There a several different kings of weight loss surgeries. Now researchers are finding one, which uses a sleeve like contraption to reshape the stomach, can be especially helpful for people who are too heavy for traditional gastric bypass.
Jorge Avila has lost 165 pounds in the last 10 months.
"Just losing weight, exercising, feeling good," said Jorge.
He wanted to have gastric bypass surgery, but at 600 pounds his doctor thought it was too risky.
So they did a "sleeve gastrectomy" instead.
"In a sleeve gastrectomy, what we're doing is trimming down the stomach over a special calibrating tube to one third or one fourth of it's current size," said Dr. Amir Mehran, Director of Bariatric Surgery at UCLA.
It's usually done to help morbidly obese patients lose some weight before they have a gastric bypass.
But surprisingly, for dozens of patients, the less-invasive surgery was all they needed to lose more weight than expected.
"Sure enough, I eat maybe and eighth of what I used to eat at a meal and I feel full and you're satisfied and I'm satisfied," said Jorge.
A sleeve gastrectomy is still major surgery and more research is needed.
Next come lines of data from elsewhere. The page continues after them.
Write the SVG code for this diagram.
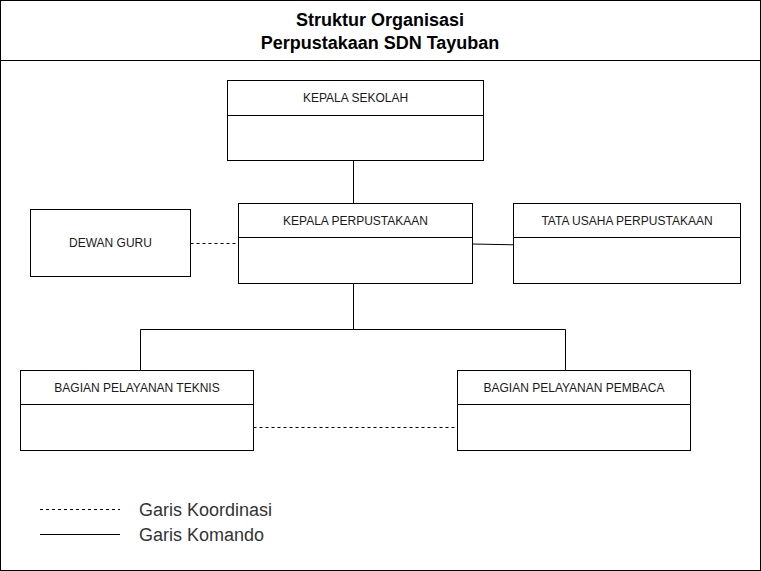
<svg xmlns="http://www.w3.org/2000/svg" width="761" height="571" viewBox="0 0 761 571">
<style>
.box{fill:#fff;stroke:#000;stroke-width:1}
.sep{stroke:#000;stroke-width:1}
.t{font-family:"Liberation Sans",Arial,sans-serif;font-size:12px;fill:#1a1a1a;text-anchor:middle}
.title{font-family:"Liberation Sans",Arial,sans-serif;font-size:18px;font-weight:bold;fill:#000;text-anchor:middle}
.leg{font-family:"Liberation Sans",Arial,sans-serif;font-size:18px;fill:#333}
.solid{fill:none;stroke:#000;stroke-width:1}
.dash{fill:none;stroke:#000;stroke-width:1;stroke-dasharray:3 3}
</style>
<rect width="761" height="571" fill="#fff"/>
<g id="frame">
<rect x="0.5" y="0.5" width="760" height="570" fill="#fff" stroke="#000"/>
<line x1="0.5" y1="60.5" x2="760.5" y2="60.5" stroke="#000"/>
<text class="title" x="380" y="25.5">Struktur Organisasi</text>
<text class="title" x="380" y="48.5">Perpustakaan SDN Tayuban</text>
</g>
<g id="connectors">
<path class="solid" d="M353.5 160.5 V203.5"/>
<path class="solid" d="M353.5 283.5 V329.5 M140.5 370.5 V329.5 H565.5 V370.5"/>
<path class="solid" d="M472.5 244 L513.5 244.8"/>
<path class="dash" d="M190.5 243.5 H238.5"/>
<path class="dash" d="M253.5 427.5 H457.5"/>
</g>
<g id="kepala-sekolah">
<rect class="box" x="227.5" y="80.5" width="256" height="80"/>
<line class="sep" x1="227.5" y1="115.5" x2="483.5" y2="115.5"/>
<text class="t" x="355.5" y="102">KEPALA SEKOLAH</text>
</g>
<g id="kepala-perpustakaan">
<rect class="box" x="238.5" y="203.5" width="234" height="80"/>
<line class="sep" x1="238.5" y1="237.5" x2="472.5" y2="237.5"/>
<text class="t" x="355.5" y="225">KEPALA PERPUSTAKAAN</text>
</g>
<g id="dewan-guru">
<rect class="box" x="30.5" y="209.5" width="160" height="67"/>
<text class="t" x="110.5" y="247">DEWAN GURU</text>
</g>
<g id="tata-usaha">
<rect class="box" x="513.5" y="203.5" width="227" height="80"/>
<line class="sep" x1="513.5" y1="237.5" x2="740.5" y2="237.5"/>
<text class="t" x="627" y="225">TATA USAHA PERPUSTAKAAN</text>
</g>
<g id="pelayanan-teknis">
<rect class="box" x="20.5" y="370.5" width="233" height="80"/>
<line class="sep" x1="20.5" y1="404.5" x2="253.5" y2="404.5"/>
<text class="t" x="137" y="392">BAGIAN PELAYANAN TEKNIS</text>
</g>
<g id="pelayanan-pembaca">
<rect class="box" x="457.5" y="370.5" width="233" height="80"/>
<line class="sep" x1="457.5" y1="404.5" x2="690.5" y2="404.5"/>
<text class="t" x="574" y="392">BAGIAN PELAYANAN PEMBACA</text>
</g>
<g id="legend">
<line class="dash" x1="40" y1="509.5" x2="120" y2="509.5" stroke-dasharray="2 2"/>
<line class="solid" x1="40" y1="534.5" x2="120" y2="534.5"/>
<text class="leg" x="139" y="516">Garis Koordinasi</text>
<text class="leg" x="139" y="541">Garis Komando</text>
</g>
</svg>
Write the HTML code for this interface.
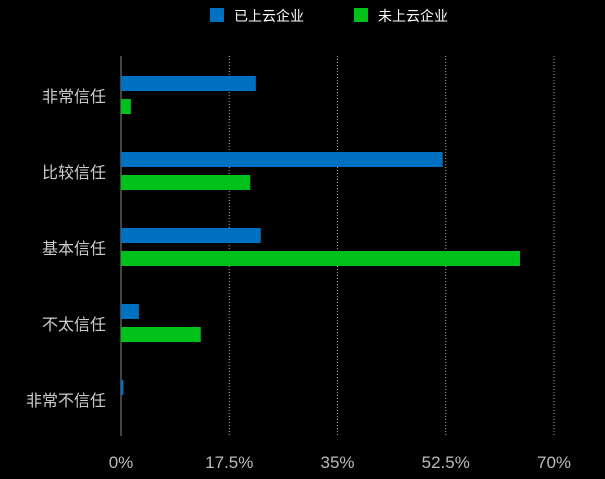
<!DOCTYPE html>
<html><head><meta charset="utf-8"><style>
html,body{margin:0;padding:0;background:#000;}
svg{display:block;}
text{font-family:"Liberation Sans","Noto Sans CJK SC",sans-serif;}
</style></head><body>
<svg id="chart" width="605" height="479">
<g>
<rect x="210" y="8" width="14" height="14" fill="#0070c0"/>
<text x="234" y="21" fill="#fff" font-size="14">已上云企业</text>
<rect x="354" y="8" width="14" height="14" fill="#00c01a"/>
<text x="378" y="21" fill="#fff" font-size="14">未上云企业</text>
</g>
<g id="grid"></g><g id="bars"></g><g id="labels"></g>
</svg>
<script>
const categories=["非常信任","比较信任","基本信任","不太信任","非常不信任"];
const cloudValues=[21.8,52.0,22.6,2.9,0.4];
const nonCloudValues=[1.6,20.9,64.5,12.9,0];
const tickValues=[0,17.5,35,52.5,70];
const tickLabels=["0%","17.5%","35%","52.5%","70%"];
const ns="http://www.w3.org/2000/svg";
const x0=121,x1=554,yTop=56,yBot=436,maxV=70;
const xs=v=>x0+(v/maxV)*(x1-x0);
const band=(yBot-yTop)/categories.length;
function mk(t,a,p){const e=document.createElementNS(ns,t);for(const k in a)e.setAttribute(k,a[k]);p.appendChild(e);return e;}
const grid=document.getElementById('grid'),bars=document.getElementById('bars'),labels=document.getElementById('labels');
tickValues.forEach((v,i)=>{
 const x=xs(v);
 const l=mk('line',{x1:x,x2:x,y1:yTop,y2:yBot,stroke:i===0?'#888':'#aaa','stroke-width':1,'stroke-dasharray':i===0?'':'1,2'},grid);
 
 
 const t=mk('text',{x:x,y:468,fill:'#bbb','font-size':17,'text-anchor':'middle'},labels);
 t.textContent=tickLabels[i];
 
 
});
categories.forEach((c,i)=>{
 const y=yTop+band*i;
 const b1=mk('rect',{x:x0,y:y+20,width:xs(cloudValues[i])-x0,height:15,fill:'#0070c0'},bars);
 
 
 const b2=mk('rect',{x:x0,y:y+43,width:xs(nonCloudValues[i])-x0,height:15,fill:'#00c01a'},bars);
 
 
 const t=mk('text',{x:106,y:y+46,fill:'#ccc','font-size':16,'text-anchor':'end'},labels);
 t.textContent=c;
 
 
});
</script>
</body></html>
But eventually it could become more common than a gastric bypass.
"If an operation can do it in a safer way and simpler way and really not burning any bridges for anything in the future, that's probably the way to go," said Dr. Mehran.
The Hospital of University of Pennsylvania currently does this procedure and Temple University Hospital is expected to begin doing it within the next six months.